И вот этот поэт — вольтерьянец и служитель культа Екатерины — сидит в кругу родных и друзей. Как всякий поэт, он немного деспот. После очень сытного обеда гости не прочь отдохнуть, но хозяин приготовил для них лучшее развлечение. Из кабинета он приносит сверток стихов, прекрасно переписанных крепостным писцом или оттиснутых на листах белоснежной бумаги. Читает он без устали и с увлечением.
Никому и в голову не придет задремать, потому что у хозяина есть привычка: во время чтения щипать не только невнимательных, но и тех, чьи лица выражают неподдельный восторг. Щипками он как бы подчеркивает сильные места, особенно в стихах сатирических. К щипкам его привыкли и жена и гости: у каждого гения свои странности.
Не одним этим славен хозяин Рузаевки. В пензенской глуши он — единственный настоящий европеец, читающий Вольтера с пониманием. Он — враг беззакония и произвола. Он мог бы, подобно другим, бить своих крестьян кулачным боем без суда и следствия. Но, просвещенный юрист в душе, он держится строгих форм судопроизводства: «Лучше десять оправдать виновных, чем одного невинного казнить».
В подвальном этаже его дома есть комната, куда приводят обвиняемых. В первой степени судопроизводства, не вполне согласно новым веяниям в области правосудия, допускаются пытки. Но при пытках хозяин присутствует редко — они не любезны его поэтической натуре. Когда же виновность установлена допросом с пристрастием, — лишь тогда начинается настоящее служение Фемиде. Он сам пишет обвинительный акт, сам оглашает его в публичном заседании, в большом зале, в присутствии семьи и гостей. Иногда он выступает прокурором, произнося обвинительную речь, — и это плохо для подсудимого. Но нередко он берет на себя защиту, — и благо тому крепостному, адвокатом которого выступает сам барин Николай Еремеевич!
В сильной речи, прекрасно построенной, порою переходящей в стихотворную форму, он низвергает обвинение и превращает обвиняемого в белую голубицу. Его речь пестрит выдержками из творений Вольтера и императрицы, словами о высоком милосердии, призывами охранять человеческое достоинство и знатного и подлого человека. По его ланитам текут искренние слезы, сквозь которые он видит на потолке светлый образ Минервы. В пензенской глуши раздаются призывы, делавшие честь Франции вплоть до дней революции и до тех же дней находившие живой отклик в творениях милостивой Цианы. Порок наказан — добродетель торжествует.
Но столь еще велика была тьма в ту славную эпоху, что крестьянин предпочитал быть высеченным розгами наверняка, чем ожидать, захочет ли барин быть его прокурором или защитником.

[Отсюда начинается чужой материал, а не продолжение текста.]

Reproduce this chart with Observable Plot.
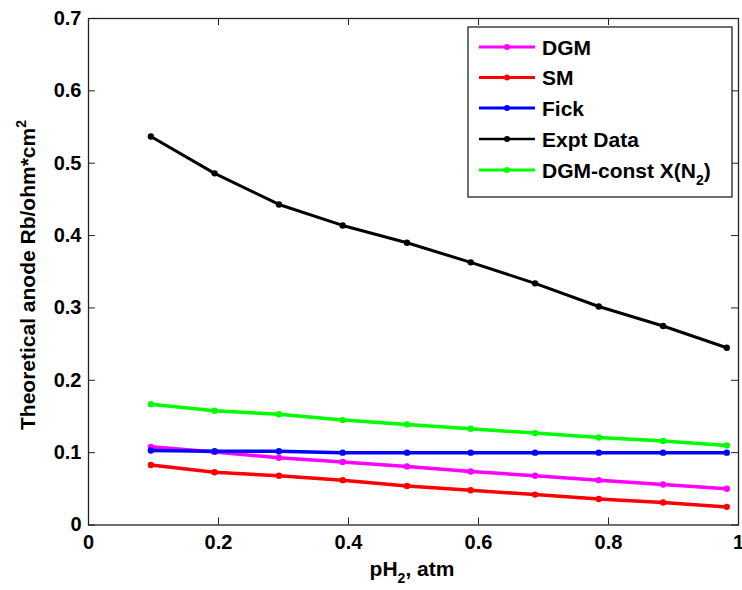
<!DOCTYPE html>
<html><head><meta charset="utf-8">
<script src="https://cdn.jsdelivr.net/npm/d3@7"></script>
<script src="https://cdn.jsdelivr.net/npm/@observablehq/plot@0.6"></script>
<style>body{margin:0;background:#fff} svg{display:block}</style>
</head><body><div id="chart"></div>
<script>
const pH2      = [0.096, 0.194, 0.293, 0.391, 0.490, 0.588, 0.687, 0.785, 0.884, 0.982];
const dgm      = [0.108, 0.101, 0.093, 0.087, 0.081, 0.074, 0.068, 0.062, 0.056, 0.050];
const sm       = [0.083, 0.073, 0.068, 0.062, 0.054, 0.048, 0.042, 0.036, 0.031, 0.025];
const fick     = [0.103, 0.102, 0.102, 0.100, 0.100, 0.100, 0.100, 0.100, 0.100, 0.100];
const expt     = [0.537, 0.486, 0.443, 0.414, 0.390, 0.363, 0.334, 0.302, 0.275, 0.245];
const dgmConst = [0.167, 0.158, 0.153, 0.145, 0.139, 0.133, 0.127, 0.121, 0.116, 0.110];

const seriesNames  = ["DGM", "SM", "Fick", "Expt Data", "DGM-const X(N2)"];
const seriesValues = [dgm, sm, fick, expt, dgmConst];
const seriesColors = ["#ff00ff", "#ff0000", "#0000ff", "#000000", "#00ff00"];
const seriesWidths = [3.5, 3.5, 3.5, 3, 3.5];

const xTicks = [0, 0.2, 0.4, 0.6, 0.8, 1];
const yTicks = [0, 0.1, 0.2, 0.3, 0.4, 0.5, 0.6, 0.7];

const W = 742, H = 590;
const mL = 88, mR = 4, mT = 18, mB = 65.5;
const pw = W - mL - mR, ph = H - mT - mB;
const tk = 7;

const rows = seriesNames.flatMap((name, i) =>
  pH2.map((x, j) => ({series: name, x, y: seriesValues[i][j], color: seriesColors[i]})));

const marks = [];
seriesNames.forEach((name, i) => {
  const d = rows.filter(r => r.series === name);
  marks.push(Plot.line(d, {x: "x", y: "y", stroke: seriesColors[i], strokeWidth: seriesWidths[i]}));
  marks.push(Plot.dot(d, {x: "x", y: "y", r: 3.2, fill: seriesColors[i], stroke: "none"}));
});

const svg = Plot.plot({
  width: W, height: H,
  marginLeft: mL, marginRight: mR, marginTop: mT, marginBottom: mB,
  style: "font-family: 'Liberation Sans', Arial, sans-serif; font-size: 20px; font-weight: bold; background: #fff; overflow: visible;",
  x: {domain: [0, 1], ticks: xTicks, tickSize: 0, tickPadding: 10, tickFormat: d => String(d), label: null},
  y: {domain: [0, 0.7], ticks: yTicks, tickSize: 0, tickPadding: 7, tickFormat: d => String(d), label: null},
  marks: [
    Plot.tickX(xTicks, {x: d => d, insetTop: ph - tk, stroke: "#222", strokeWidth: 1}),
    Plot.tickX(xTicks, {x: d => d, insetBottom: ph - tk, stroke: "#222", strokeWidth: 1}),
    Plot.tickY(yTicks, {y: d => d, insetRight: pw - tk, stroke: "#222", strokeWidth: 1}),
    Plot.tickY(yTicks, {y: d => d, insetLeft: pw - tk, stroke: "#222", strokeWidth: 1}),
    ...marks,
    Plot.frame({stroke: "#222", strokeWidth: 1.3})
  ]
});

const s = d3.select(svg);
// x title
const xt = s.append("text").attr("x", 412).attr("y", 576).attr("text-anchor", "middle")
  .attr("font-size", 21).attr("fill", "#000");
xt.append("tspan").text("pH");
xt.append("tspan").attr("dy", 7).attr("font-size", 14).text("2");
xt.append("tspan").attr("dy", -7).text(", atm");
// y title
const yt = s.append("text").attr("transform", "translate(35,275) rotate(-90)").attr("text-anchor", "middle")
  .attr("font-size", 21).attr("fill", "#000");
yt.append("tspan").text("Theoretical anode Rb/ohm*cm");
yt.append("tspan").attr("dy", -9).attr("font-size", 14).text("2");

// legend
const lg = s.append("g").attr("text-anchor", "start");
lg.append("rect").attr("x", 468).attr("y", 27).attr("width", 264).attr("height", 170)
  .attr("fill", "#fff").attr("stroke", "#222").attr("stroke-width", 1.3);
const ly = [47, 77.5, 108, 139, 170];
seriesNames.forEach((name, i) => {
  const y = ly[i];
  lg.append("line").attr("x1", 479).attr("x2", 535).attr("y1", y).attr("y2", y)
    .attr("stroke", seriesColors[i]).attr("stroke-width", seriesWidths[i] - 0.5);
  lg.append("circle").attr("cx", 507).attr("cy", y).attr("r", 3).attr("fill", seriesColors[i]);
  const t = lg.append("text").attr("x", 542).attr("y", y + 7.5).attr("font-size", 21)
    .attr("text-anchor", "start").attr("fill", "#000");
  if (name === "DGM-const X(N2)") {
    t.append("tspan").text("DGM-const X(N");
    t.append("tspan").attr("dy", 7).attr("font-size", 14).text("2");
    t.append("tspan").attr("dy", -7).text(")");
  } else {
    t.text(name);
  }
});

document.getElementById("chart").appendChild(svg);
</script>
</body></html>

Особенно же боялись мрачной подвальной комнаты, где были и плетки, и щипцы, и жаровня, и хитро устроенная дыба — дань прошлому, еще не стертому высокими идеями нового правосудия.
В одном Струйский был, несомненно, искренен: в своем поклонении Екатерине, «всепресветлейшей Героине», матери отечества и богоподобной царице. Он не был изыскан ее милостями — во всяком случае, не больше других рядовых дворян. Он «пел» ее не за страх, а за совесть, с той же искренностью, как пел Вольтера и Сумарокова и как обливал негодованием Княжнина[135], «трагика, рыгающего в Бога», за его трагедию «Вадим».
И силу своей любви к Екатерине он доказал не только словами. Когда «бессмертная Богиня и наперсница небес» скончалась самым благополучным образом, — Струйский был поражен в самое сердце. У него не нашлось слов для торжественной и печальной оды: получив известие об ее кончине, Струйский заболел горячкой и лишился языка. Его типография стояла без работы, в подвальной комнате не раздавались стоны, в парадном зале не собиралась публика на праздник правосудия. Попрятались Музы, поник головой мраморный Вольтер, пылью покрылись белые атласные и глазетовые переплеты, и вся Рузаевка обратилась в «мрачное поле и хлябь разверстую, где тени и ничто».
Певец и верноподданный не оправился: он умер, не сказав больше ни слова, не написав ни строчки, промучившись недолго. Создав себе нерукотворный памятник книгами, не их содержанием, а их редкостной пышностью, он остался только в памяти книголюбов. Две-три заметки о нем и его типографии найдутся в старых журналах; вскользь упомянул его имя Ключевский, говоря о «цивилизованном варварстве». И даже не всякий историк литературы знает, что был во дни Екатерины поэт, тем знаменитый, что считался «бездарнее Тредиаковского».[136]